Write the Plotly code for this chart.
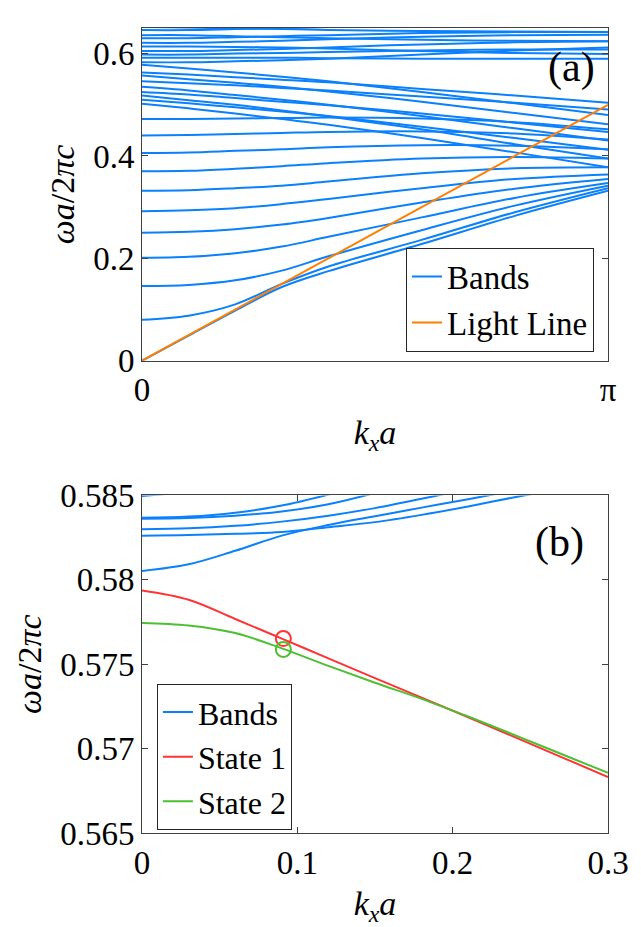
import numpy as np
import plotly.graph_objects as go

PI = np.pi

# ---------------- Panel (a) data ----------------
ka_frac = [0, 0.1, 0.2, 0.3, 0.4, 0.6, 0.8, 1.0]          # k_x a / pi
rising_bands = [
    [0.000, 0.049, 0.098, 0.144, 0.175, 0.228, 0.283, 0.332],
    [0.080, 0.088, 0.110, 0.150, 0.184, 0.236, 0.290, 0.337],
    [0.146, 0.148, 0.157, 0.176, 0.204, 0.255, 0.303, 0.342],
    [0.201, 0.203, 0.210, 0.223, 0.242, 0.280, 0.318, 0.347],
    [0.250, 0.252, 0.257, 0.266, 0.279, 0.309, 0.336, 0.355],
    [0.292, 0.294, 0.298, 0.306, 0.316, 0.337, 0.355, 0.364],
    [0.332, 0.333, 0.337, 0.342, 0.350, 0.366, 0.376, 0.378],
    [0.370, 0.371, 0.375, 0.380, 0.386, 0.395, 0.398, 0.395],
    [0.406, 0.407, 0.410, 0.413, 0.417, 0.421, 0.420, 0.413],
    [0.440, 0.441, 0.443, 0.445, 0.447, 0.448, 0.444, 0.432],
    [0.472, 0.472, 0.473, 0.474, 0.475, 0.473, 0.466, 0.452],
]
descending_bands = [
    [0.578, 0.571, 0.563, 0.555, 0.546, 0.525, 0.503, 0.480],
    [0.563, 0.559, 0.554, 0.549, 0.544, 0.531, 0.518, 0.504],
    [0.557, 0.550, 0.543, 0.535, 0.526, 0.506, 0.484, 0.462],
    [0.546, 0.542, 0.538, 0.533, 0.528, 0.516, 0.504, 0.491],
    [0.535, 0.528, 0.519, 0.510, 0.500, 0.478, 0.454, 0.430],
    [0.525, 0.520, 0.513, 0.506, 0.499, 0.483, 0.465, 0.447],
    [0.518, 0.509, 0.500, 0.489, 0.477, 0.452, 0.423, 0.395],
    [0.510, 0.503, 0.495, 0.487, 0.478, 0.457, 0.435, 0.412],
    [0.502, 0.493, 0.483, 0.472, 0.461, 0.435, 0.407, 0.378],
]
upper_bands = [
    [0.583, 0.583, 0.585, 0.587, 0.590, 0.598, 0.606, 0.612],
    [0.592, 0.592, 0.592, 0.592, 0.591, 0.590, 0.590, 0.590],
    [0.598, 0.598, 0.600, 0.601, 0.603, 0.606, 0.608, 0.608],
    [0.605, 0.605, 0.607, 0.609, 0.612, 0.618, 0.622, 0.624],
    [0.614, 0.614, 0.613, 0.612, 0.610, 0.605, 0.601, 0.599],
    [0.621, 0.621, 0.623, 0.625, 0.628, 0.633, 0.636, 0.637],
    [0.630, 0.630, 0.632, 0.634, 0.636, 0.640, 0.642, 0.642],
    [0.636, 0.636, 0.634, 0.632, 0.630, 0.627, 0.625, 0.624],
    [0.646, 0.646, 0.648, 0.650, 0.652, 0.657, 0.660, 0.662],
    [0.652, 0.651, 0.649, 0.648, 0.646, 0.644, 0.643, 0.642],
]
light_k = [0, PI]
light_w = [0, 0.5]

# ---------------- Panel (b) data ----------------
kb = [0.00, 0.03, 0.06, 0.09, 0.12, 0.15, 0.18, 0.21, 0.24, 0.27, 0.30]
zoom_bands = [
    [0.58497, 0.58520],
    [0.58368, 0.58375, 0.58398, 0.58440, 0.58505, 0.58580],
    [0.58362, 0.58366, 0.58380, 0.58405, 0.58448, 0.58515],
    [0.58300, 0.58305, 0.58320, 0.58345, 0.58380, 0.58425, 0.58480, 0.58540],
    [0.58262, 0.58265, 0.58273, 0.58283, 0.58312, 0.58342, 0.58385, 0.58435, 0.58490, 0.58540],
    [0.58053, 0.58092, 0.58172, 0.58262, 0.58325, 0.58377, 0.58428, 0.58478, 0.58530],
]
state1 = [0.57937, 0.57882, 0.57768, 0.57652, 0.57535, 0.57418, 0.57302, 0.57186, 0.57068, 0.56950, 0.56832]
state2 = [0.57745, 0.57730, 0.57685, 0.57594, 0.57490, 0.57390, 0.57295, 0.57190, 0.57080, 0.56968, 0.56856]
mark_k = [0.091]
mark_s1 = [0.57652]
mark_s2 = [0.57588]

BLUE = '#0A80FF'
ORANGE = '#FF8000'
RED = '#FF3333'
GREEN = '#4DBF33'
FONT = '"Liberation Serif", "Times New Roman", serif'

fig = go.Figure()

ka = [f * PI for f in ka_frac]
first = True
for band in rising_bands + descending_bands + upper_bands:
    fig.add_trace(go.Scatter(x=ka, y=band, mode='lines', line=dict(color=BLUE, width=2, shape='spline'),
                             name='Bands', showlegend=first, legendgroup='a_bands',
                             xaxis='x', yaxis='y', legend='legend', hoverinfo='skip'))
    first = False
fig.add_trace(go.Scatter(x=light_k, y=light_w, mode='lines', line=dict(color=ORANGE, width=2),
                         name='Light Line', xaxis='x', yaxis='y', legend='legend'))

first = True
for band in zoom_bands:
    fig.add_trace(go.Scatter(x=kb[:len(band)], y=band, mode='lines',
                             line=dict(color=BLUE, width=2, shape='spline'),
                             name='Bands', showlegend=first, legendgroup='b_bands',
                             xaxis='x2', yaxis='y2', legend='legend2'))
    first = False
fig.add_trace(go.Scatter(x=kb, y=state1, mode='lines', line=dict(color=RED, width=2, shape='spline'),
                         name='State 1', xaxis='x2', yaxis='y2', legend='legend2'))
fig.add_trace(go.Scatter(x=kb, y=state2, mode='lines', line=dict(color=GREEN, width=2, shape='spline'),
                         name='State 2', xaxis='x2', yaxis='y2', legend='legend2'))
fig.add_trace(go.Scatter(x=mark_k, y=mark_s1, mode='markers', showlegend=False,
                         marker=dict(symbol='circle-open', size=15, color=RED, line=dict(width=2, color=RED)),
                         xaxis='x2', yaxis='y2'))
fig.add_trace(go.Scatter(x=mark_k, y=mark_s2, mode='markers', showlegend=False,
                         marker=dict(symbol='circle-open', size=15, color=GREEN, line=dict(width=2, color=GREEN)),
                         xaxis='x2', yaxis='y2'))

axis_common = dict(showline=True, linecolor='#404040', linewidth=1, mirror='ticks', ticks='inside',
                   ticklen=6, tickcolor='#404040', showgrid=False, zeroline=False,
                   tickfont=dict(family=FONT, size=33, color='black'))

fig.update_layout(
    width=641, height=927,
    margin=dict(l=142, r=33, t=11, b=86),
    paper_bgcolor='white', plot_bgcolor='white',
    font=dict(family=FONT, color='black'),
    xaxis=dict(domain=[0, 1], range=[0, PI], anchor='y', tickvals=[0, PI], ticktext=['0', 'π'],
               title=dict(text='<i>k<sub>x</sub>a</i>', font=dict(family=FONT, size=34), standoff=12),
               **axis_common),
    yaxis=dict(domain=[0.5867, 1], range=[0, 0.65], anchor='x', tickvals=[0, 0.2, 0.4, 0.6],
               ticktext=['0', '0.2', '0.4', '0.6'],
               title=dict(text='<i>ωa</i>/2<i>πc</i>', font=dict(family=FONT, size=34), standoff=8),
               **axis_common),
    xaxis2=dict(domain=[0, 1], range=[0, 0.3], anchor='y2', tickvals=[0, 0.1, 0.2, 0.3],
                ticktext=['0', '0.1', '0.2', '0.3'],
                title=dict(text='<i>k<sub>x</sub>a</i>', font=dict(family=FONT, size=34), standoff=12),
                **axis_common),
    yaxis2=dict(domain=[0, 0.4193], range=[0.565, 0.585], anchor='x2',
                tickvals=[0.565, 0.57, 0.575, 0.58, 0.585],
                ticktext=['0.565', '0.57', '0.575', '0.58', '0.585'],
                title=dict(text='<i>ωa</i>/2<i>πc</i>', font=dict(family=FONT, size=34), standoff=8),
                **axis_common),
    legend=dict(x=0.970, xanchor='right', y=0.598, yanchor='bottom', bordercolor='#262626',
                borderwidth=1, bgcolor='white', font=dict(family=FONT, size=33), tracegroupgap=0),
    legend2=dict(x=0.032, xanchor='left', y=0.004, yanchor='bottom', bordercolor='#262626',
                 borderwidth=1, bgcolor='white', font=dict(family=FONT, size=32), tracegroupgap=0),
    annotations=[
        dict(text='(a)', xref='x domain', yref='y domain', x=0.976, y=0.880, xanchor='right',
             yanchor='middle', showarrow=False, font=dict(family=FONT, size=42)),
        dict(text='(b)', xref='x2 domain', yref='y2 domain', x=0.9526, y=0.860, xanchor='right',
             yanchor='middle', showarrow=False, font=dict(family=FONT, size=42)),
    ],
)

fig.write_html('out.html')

**INSTRUCTION:**
Return exactly what appears from the opening line of the material through the line with "light_w = [0, 0.5]", apart from the pictures.

**EXPECTED OUTPUT:**
Write the Plotly code for this chart.
import numpy as np
import plotly.graph_objects as go

PI = np.pi

# ---------------- Panel (a) data ----------------
ka_frac = [0, 0.1, 0.2, 0.3, 0.4, 0.6, 0.8, 1.0]          # k_x a / pi
rising_bands = [
    [0.000, 0.049, 0.098, 0.144, 0.175, 0.228, 0.283, 0.332],
    [0.080, 0.088, 0.110, 0.150, 0.184, 0.236, 0.290, 0.337],
    [0.146, 0.148, 0.157, 0.176, 0.204, 0.255, 0.303, 0.342],
    [0.201, 0.203, 0.210, 0.223, 0.242, 0.280, 0.318, 0.347],
    [0.250, 0.252, 0.257, 0.266, 0.279, 0.309, 0.336, 0.355],
    [0.292, 0.294, 0.298, 0.306, 0.316, 0.337, 0.355, 0.364],
    [0.332, 0.333, 0.337, 0.342, 0.350, 0.366, 0.376, 0.378],
    [0.370, 0.371, 0.375, 0.380, 0.386, 0.395, 0.398, 0.395],
    [0.406, 0.407, 0.410, 0.413, 0.417, 0.421, 0.420, 0.413],
    [0.440, 0.441, 0.443, 0.445, 0.447, 0.448, 0.444, 0.432],
    [0.472, 0.472, 0.473, 0.474, 0.475, 0.473, 0.466, 0.452],
]
descending_bands = [
    [0.578, 0.571, 0.563, 0.555, 0.546, 0.525, 0.503, 0.480],
    [0.563, 0.559, 0.554, 0.549, 0.544, 0.531, 0.518, 0.504],
    [0.557, 0.550, 0.543, 0.535, 0.526, 0.506, 0.484, 0.462],
    [0.546, 0.542, 0.538, 0.533, 0.528, 0.516, 0.504, 0.491],
    [0.535, 0.528, 0.519, 0.510, 0.500, 0.478, 0.454, 0.430],
    [0.525, 0.520, 0.513, 0.506, 0.499, 0.483, 0.465, 0.447],
    [0.518, 0.509, 0.500, 0.489, 0.477, 0.452, 0.423, 0.395],
    [0.510, 0.503, 0.495, 0.487, 0.478, 0.457, 0.435, 0.412],
    [0.502, 0.493, 0.483, 0.472, 0.461, 0.435, 0.407, 0.378],
]
upper_bands = [
    [0.583, 0.583, 0.585, 0.587, 0.590, 0.598, 0.606, 0.612],
    [0.592, 0.592, 0.592, 0.592, 0.591, 0.590, 0.590, 0.590],
    [0.598, 0.598, 0.600, 0.601, 0.603, 0.606, 0.608, 0.608],
    [0.605, 0.605, 0.607, 0.609, 0.612, 0.618, 0.622, 0.624],
    [0.614, 0.614, 0.613, 0.612, 0.610, 0.605, 0.601, 0.599],
    [0.621, 0.621, 0.623, 0.625, 0.628, 0.633, 0.636, 0.637],
    [0.630, 0.630, 0.632, 0.634, 0.636, 0.640, 0.642, 0.642],
    [0.636, 0.636, 0.634, 0.632, 0.630, 0.627, 0.625, 0.624],
    [0.646, 0.646, 0.648, 0.650, 0.652, 0.657, 0.660, 0.662],
    [0.652, 0.651, 0.649, 0.648, 0.646, 0.644, 0.643, 0.642],
]
light_k = [0, PI]
light_w = [0, 0.5]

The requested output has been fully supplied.